--- begin INPUT ---
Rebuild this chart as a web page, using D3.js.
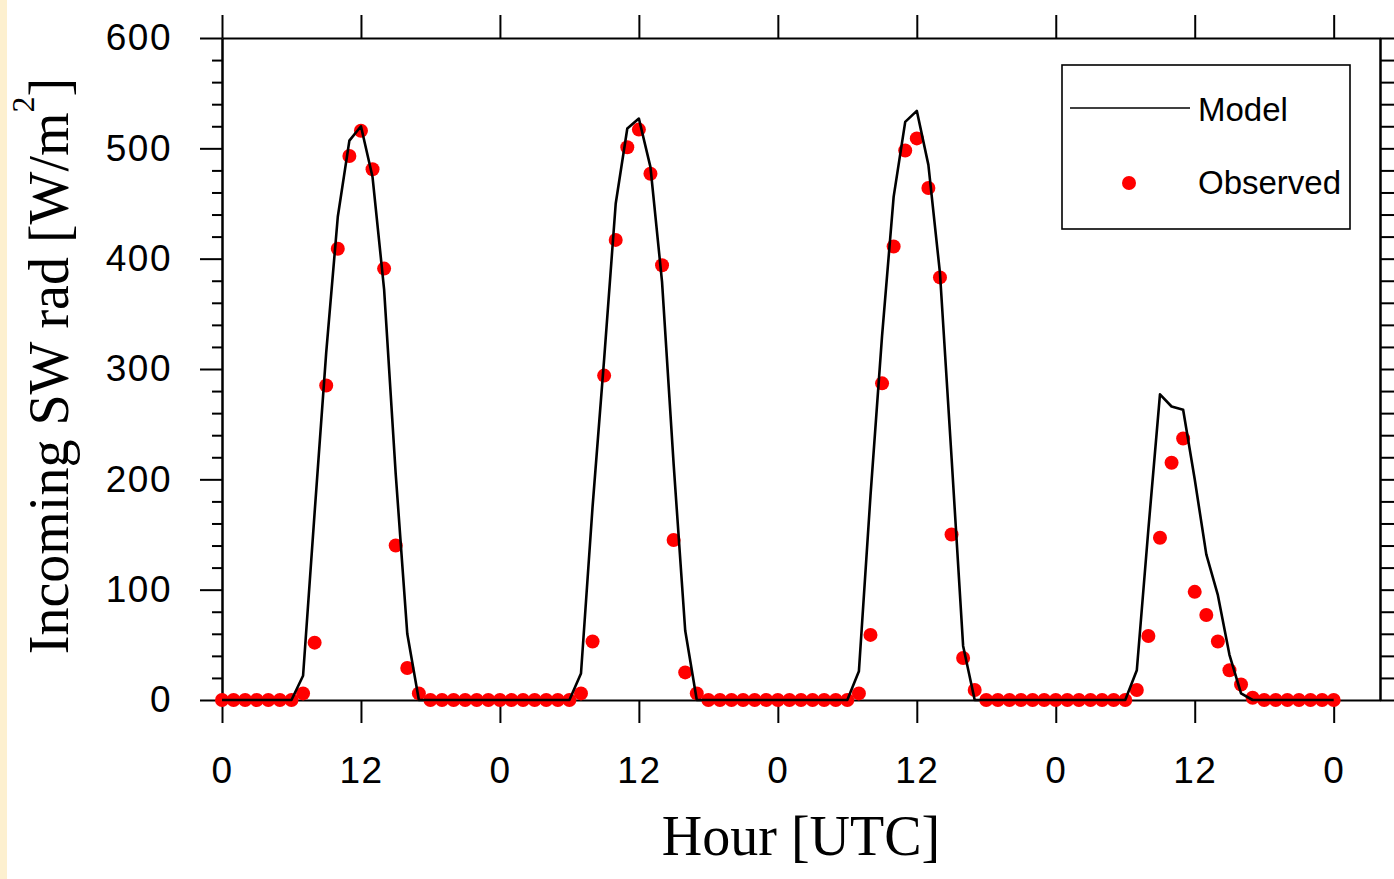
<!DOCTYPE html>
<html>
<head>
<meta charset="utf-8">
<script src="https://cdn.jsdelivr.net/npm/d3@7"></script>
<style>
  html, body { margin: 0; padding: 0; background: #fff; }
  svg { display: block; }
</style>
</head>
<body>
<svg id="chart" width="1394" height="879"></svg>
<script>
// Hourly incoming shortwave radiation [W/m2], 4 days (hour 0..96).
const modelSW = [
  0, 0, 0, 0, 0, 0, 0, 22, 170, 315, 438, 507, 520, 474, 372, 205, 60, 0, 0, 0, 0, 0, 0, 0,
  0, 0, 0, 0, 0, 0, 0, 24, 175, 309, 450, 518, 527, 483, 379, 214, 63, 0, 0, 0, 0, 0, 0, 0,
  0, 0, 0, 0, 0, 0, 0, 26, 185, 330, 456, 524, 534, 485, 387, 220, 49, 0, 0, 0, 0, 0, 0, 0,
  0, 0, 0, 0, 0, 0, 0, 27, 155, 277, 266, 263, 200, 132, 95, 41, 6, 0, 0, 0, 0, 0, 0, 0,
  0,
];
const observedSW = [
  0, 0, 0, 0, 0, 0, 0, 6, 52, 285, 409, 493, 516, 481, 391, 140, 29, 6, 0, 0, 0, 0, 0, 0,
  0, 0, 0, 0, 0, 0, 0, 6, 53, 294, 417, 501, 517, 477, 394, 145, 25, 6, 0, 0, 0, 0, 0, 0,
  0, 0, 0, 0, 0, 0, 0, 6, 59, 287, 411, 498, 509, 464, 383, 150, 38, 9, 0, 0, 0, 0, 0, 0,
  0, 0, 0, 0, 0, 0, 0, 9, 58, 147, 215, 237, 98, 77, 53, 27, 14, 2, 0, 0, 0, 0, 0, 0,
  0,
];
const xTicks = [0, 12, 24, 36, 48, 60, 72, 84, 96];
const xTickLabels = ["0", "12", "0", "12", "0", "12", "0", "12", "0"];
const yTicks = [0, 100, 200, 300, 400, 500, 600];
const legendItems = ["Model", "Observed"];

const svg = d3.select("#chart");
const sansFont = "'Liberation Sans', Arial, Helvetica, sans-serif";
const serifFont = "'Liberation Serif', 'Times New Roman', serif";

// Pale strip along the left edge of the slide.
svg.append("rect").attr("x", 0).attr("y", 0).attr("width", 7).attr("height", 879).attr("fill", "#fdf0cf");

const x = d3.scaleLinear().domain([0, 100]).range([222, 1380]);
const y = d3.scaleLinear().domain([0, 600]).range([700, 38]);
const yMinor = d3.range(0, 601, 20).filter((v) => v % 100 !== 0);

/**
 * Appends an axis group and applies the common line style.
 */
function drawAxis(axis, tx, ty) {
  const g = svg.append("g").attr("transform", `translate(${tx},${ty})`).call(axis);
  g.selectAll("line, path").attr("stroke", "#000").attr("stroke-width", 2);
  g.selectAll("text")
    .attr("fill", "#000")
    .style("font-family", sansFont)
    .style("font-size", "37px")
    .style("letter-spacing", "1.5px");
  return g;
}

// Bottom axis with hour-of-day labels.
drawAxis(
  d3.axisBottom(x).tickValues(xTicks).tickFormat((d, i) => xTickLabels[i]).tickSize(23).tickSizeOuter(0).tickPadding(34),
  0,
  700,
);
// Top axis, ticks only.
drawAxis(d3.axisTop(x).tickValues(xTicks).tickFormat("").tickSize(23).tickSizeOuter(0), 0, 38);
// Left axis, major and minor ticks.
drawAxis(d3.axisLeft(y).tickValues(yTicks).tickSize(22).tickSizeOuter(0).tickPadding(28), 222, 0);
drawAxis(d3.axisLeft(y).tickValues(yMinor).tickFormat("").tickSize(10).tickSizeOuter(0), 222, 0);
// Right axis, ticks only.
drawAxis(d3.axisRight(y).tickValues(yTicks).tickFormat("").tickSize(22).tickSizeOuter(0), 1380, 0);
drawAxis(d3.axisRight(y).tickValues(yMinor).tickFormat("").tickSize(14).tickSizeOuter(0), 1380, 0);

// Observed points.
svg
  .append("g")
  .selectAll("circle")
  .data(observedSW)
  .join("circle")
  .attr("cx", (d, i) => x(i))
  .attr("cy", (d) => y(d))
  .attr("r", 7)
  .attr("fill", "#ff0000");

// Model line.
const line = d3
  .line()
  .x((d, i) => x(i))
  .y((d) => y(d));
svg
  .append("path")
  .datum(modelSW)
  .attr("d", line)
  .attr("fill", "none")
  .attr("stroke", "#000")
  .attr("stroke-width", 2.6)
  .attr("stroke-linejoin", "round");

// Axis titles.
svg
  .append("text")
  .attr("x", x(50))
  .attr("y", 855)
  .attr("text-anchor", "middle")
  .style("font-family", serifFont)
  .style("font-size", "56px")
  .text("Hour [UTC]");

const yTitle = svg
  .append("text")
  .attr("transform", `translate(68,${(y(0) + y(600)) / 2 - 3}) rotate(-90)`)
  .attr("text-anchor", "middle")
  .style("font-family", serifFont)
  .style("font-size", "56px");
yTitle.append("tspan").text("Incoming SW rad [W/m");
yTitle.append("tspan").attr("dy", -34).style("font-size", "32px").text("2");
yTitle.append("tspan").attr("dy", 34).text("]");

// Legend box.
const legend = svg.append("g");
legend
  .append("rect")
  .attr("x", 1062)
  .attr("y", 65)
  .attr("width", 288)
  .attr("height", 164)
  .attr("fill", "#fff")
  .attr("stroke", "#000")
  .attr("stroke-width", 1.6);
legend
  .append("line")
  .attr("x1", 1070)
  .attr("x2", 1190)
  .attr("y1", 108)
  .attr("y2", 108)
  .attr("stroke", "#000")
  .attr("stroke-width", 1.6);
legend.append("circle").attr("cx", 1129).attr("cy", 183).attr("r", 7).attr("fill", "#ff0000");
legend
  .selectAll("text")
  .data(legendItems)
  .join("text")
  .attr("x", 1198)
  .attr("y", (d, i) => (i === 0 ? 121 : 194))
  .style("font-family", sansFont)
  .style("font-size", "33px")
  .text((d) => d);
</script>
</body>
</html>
--- end INPUT ---
--- begin INPUT ---
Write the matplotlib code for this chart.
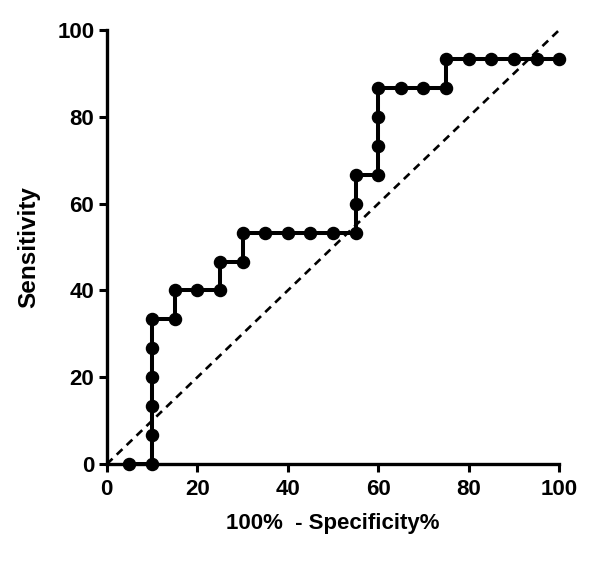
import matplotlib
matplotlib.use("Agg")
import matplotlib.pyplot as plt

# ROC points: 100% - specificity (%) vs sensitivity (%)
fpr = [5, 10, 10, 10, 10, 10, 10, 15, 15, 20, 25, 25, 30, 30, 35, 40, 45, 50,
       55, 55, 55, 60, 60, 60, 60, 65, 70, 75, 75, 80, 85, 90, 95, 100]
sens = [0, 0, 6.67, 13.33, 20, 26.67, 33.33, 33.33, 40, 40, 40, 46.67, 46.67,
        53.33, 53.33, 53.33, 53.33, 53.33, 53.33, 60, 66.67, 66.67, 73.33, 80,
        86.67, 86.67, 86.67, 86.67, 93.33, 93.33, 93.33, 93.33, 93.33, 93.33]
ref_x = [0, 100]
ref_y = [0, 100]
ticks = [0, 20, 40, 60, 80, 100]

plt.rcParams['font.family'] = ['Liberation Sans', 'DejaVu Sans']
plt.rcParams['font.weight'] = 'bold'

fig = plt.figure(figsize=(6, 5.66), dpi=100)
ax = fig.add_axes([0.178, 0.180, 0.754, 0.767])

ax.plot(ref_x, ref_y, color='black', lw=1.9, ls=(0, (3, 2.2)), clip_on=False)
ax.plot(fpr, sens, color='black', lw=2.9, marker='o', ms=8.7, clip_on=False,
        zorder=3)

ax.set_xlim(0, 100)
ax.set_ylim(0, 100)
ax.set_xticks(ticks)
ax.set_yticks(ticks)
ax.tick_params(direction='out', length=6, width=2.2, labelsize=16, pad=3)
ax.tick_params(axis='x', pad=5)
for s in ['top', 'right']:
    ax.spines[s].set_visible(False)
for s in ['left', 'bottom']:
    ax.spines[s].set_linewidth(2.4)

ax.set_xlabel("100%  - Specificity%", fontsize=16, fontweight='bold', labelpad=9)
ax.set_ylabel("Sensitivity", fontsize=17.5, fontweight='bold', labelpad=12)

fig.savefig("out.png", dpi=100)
--- end INPUT ---
EXERCISE DIRECTIONS = Your reply is one number: how many lines of the records above contain the word "matplotlib".

SOLUTION = 4